Experimental study and cellular automata simulation of corrosion behavior of ferritic stainless steel in molten aluminum

The corrosion behavior of ferritic stainless steel (446) after being immersed in molten Al alloy at 750 degrees C for 1, 2, 4, and 8 h has been investigated experimentally and theoretically. The microstructure and composition distribution at the corrosion interface were characterized using the optical microscope, scanning electron microscope, and energy dispersive spectrometer. The results showed that Cr and Si synergistically delay the progress of corrosion at the interface of the intermetallic compounds (IMC).

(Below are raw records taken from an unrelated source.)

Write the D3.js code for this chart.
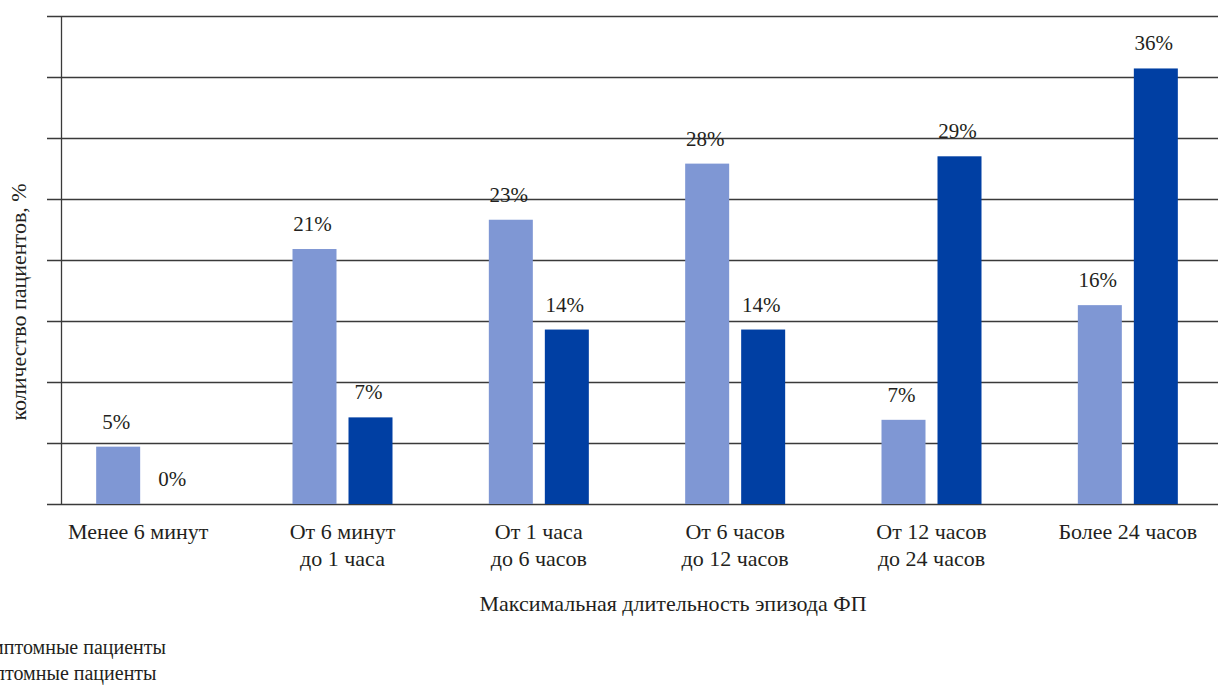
<!DOCTYPE html>
<html><head>
<script src="https://cdn.jsdelivr.net/npm/d3@7"></script>
</head>
<body style="margin:0;overflow:hidden"><svg id="c" width="1218" height="686"></svg>
<script>
const categories = [
  ["Менее 6 минут"],
  ["От 6 минут", "до 1 часа"],
  ["От 1 часа", "до 6 часов"],
  ["От 6 часов", "до 12 часов"],
  ["От 12 часов", "до 24 часов"],
  ["Более 24 часов"]
];
const seriesNames = ["Асимптомные пациенты", "Симптомные пациенты"];
const asymptomatic = [4.7, 20.9, 23.3, 27.9, 6.9, 16.3];
const symptomatic  = [0, 7.1, 14.3, 14.3, 28.5, 35.7];
const asymptomaticLabels = ["5%", "21%", "23%", "28%", "7%", "16%"];
const symptomaticLabels  = ["0%", "7%", "14%", "14%", "29%", "36%"];
const yTicks = [0, 5, 10, 15, 20, 25, 30, 35, 40];
const colors = ["#7f97d4", "#003fa3"];

const FONT = "serif";
const TXT = "#231f20";
const svg = d3.select("#c");
const plotTop = 16, plotBottom = 504, axisX = 61, gridLeft = 47, gridRight = 1218;

function styleText(sel, size) {
  return sel.attr("font-family", FONT).attr("fill", TXT).attr("font-size", size);
}

function draw() {
  svg.selectAll("*").remove();
  const y = d3.scaleLinear().domain([0, 40]).range([plotBottom, plotTop]);
  const x0 = d3.scaleBand().domain(d3.range(categories.length)).range([48, 1226]);
  const x1 = d3.scaleBand().domain([0, 1])
    .range([x0.bandwidth()/2 - 50, x0.bandwidth()/2 + 50]).paddingInner(12/56).paddingOuter(0);

  // grid
  svg.append("g").selectAll("line").data(yTicks).join("line")
    .attr("x1", gridLeft).attr("x2", gridRight)
    .attr("y1", d => Math.round(y(d)) + 0.5).attr("y2", d => Math.round(y(d)) + 0.5)
    .attr("stroke", "#3a3a3a").attr("stroke-width", 1.3);

  // vertical axis
  svg.append("line").attr("x1", axisX + 0.5).attr("x2", axisX + 0.5)
    .attr("y1", y(40)).attr("y2", y(0)).attr("stroke", "#3a3a3a").attr("stroke-width", 1.3);

  const series = [
    {vals: asymptomatic, labels: asymptomaticLabels},
    {vals: symptomatic, labels: symptomaticLabels}
  ];

  series.forEach((s, si) => {
    s.vals.forEach((d, i) => {
      svg.append("rect")
        .attr("x", x0(i) + x1(si))
        .attr("width", x1.bandwidth())
        .attr("y", y(d))
        .attr("height", y(0) - y(d))
        .attr("fill", colors[si]);
      styleText(svg.append("text"), 21)
        .attr("x", x0(i) + x1(si) + x1.bandwidth()/2 - 2)
        .attr("y", y(d) - 18)
        .attr("text-anchor", "middle")
        .text(s.labels[i]);
    });
  });

  // category labels
  categories.forEach((lines, i) => {
    lines.forEach((line, j) => {
      styleText(svg.append("text"), 22)
        .attr("x", x0(i) + x0.bandwidth()/2 - (i === 0 ? 8 : 0))
        .attr("y", 539 + j*27)
        .attr("text-anchor", "middle")
        .text(line);
    });
  });

  // axis titles
  styleText(svg.append("text"), 22).attr("x", 673).attr("y", 611).attr("text-anchor", "middle")
    .text("Максимальная длительность эпизода ФП");
  styleText(svg.append("text"), 22).attr("transform", "translate(26,302) rotate(-90)")
    .attr("text-anchor", "middle").text("количество пациентов, %");

  // legend (partially outside the visible area on the left, as in the source)
  const legTexts = seriesNames.map((n, i) => styleText(svg.append("text"), 20)
    .attr("y", 654 + i*26).text(n));
  const w0 = legTexts[0].node().getComputedTextLength();
  const lx = 166 - w0;
  legTexts.forEach(t => t.attr("x", lx));
  seriesNames.forEach((n, i) => {
    svg.append("rect").attr("x", lx - 26).attr("y", 640 + i*26).attr("width", 14).attr("height", 14).attr("fill", colors[i]);
  });
}

draw();
if (document.fonts && document.fonts.load) {
  document.fonts.load("22px " + FONT, "Менее 6 минут").then(draw).catch(() => {});
}
setTimeout(draw, 150);
</script></body></html>
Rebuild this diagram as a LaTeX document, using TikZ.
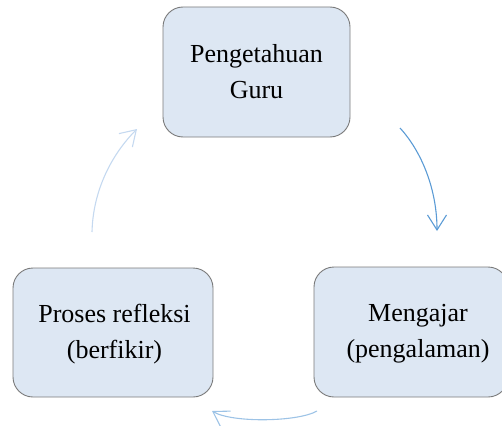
\documentclass[tikz,border=0pt]{standalone}
\usepackage{fontspec}
\setmainfont{Liberation Serif}
\usetikzlibrary{arrows.meta}
\definecolor{boxfill}{HTML}{DDE7F3}
\definecolor{boxline}{HTML}{7A7A7A}
\definecolor{arrA}{HTML}{5B9BD5}
\definecolor{arrB}{HTML}{9DC3E6}
\definecolor{arrC}{HTML}{C5D9F0}
\tikzset{
  box/.style={draw=boxline, line width=0.9pt, fill=boxfill, rounded corners=20pt, inner sep=0pt},
  lbl/.style={align=center, font=\fontsize{26}{36}\selectfont, inner sep=0pt},
  cyc/.style={line width=1.1pt, -{Straight Barb[length=15pt,width=19pt,line width=1.1pt]}}
}
\begin{document}
\begin{tikzpicture}[x=1pt,y=-1pt]
\useasboundingbox (0,0) rectangle (502,425);
% boxes
\node[box, minimum width=187pt, minimum height=130pt] (top) at (256.5,72) {};
\node[box, minimum width=200pt, minimum height=129pt] (left) at (113,332.5) {};
\node[box, minimum width=194pt, minimum height=130pt] (right) at (411,332) {};
% labels
\node[lbl] (topt) at (256.5,72) {Pengetahuan\\Guru};
\node[lbl] (leftt) at (114.5,334) {Proses refleksi\\(berfikir)};
\node[lbl] (rightt) at (418,334) {Mengajar\\(pengalaman)};
% arrow end points
\coordinate (a1s) at (400,128);
\coordinate (a1e) at (437,231);
\coordinate (a2s) at (317,411);
\coordinate (a2e) at (212,411);
\coordinate (a3s) at (92,232);
\coordinate (a3e) at (137,129);
% arrows
\draw[cyc, arrA] (a1s) .. controls (422,152) and (437,190) .. (a1e);
\draw[cyc, arrB] (a2s) .. controls (298,422) and (232,423) .. (a2e);
\draw[cyc, arrC] (a3s) .. controls (93,190) and (112,154) .. (a3e);
\end{tikzpicture}
\end{document}
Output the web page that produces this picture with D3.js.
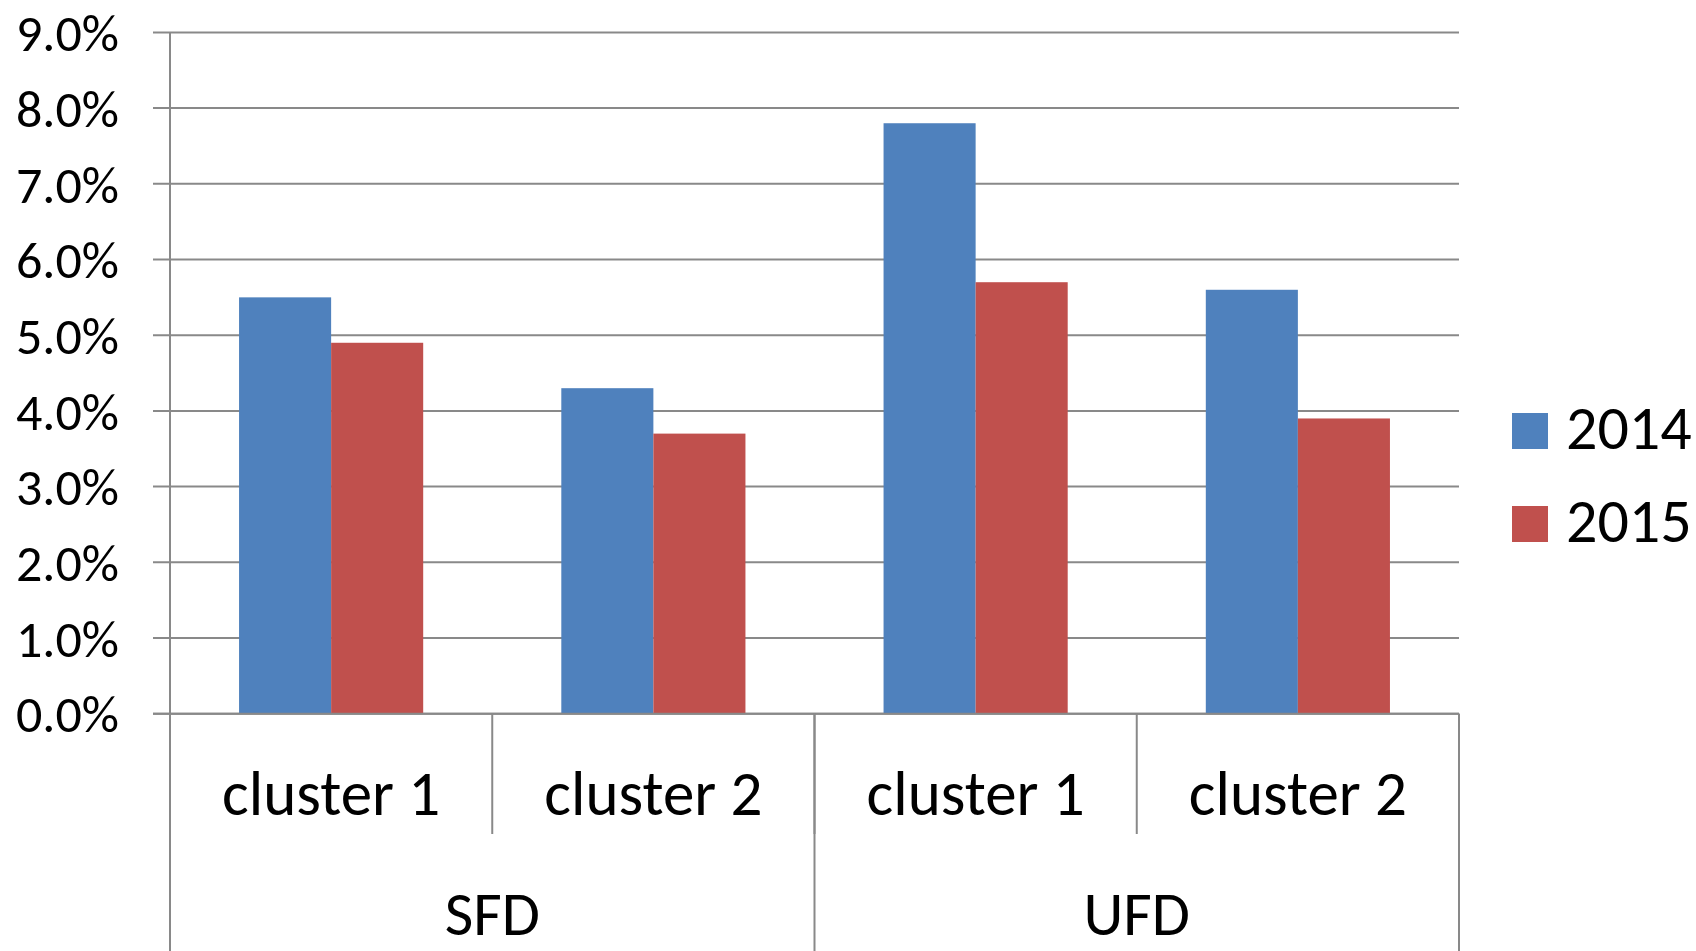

In the early stage of corrosion, Si element was enriched at the interface of IMC1 and IMC2, and the diffusion channels of Al element were occupied by it. However, as the corrosion progresses, Cr and Si gradually gather to form a band-like structure and coarsen, causing their hindering effect to be weakened. As the corrosion time increases, the banded structure was further aggregated and coarsened, and the inhibitory effect of Cr and Si elements on corrosion was strongly weakened. In addition, based on the cellular automata dynamics model of reaction-diffusion, the corrosion process of ferritic stainless steel in aluminum alloy melts was simulated. It is demonstrated that if there is no stabilizing effect of Cr element, the thickness of IMC will be doubled.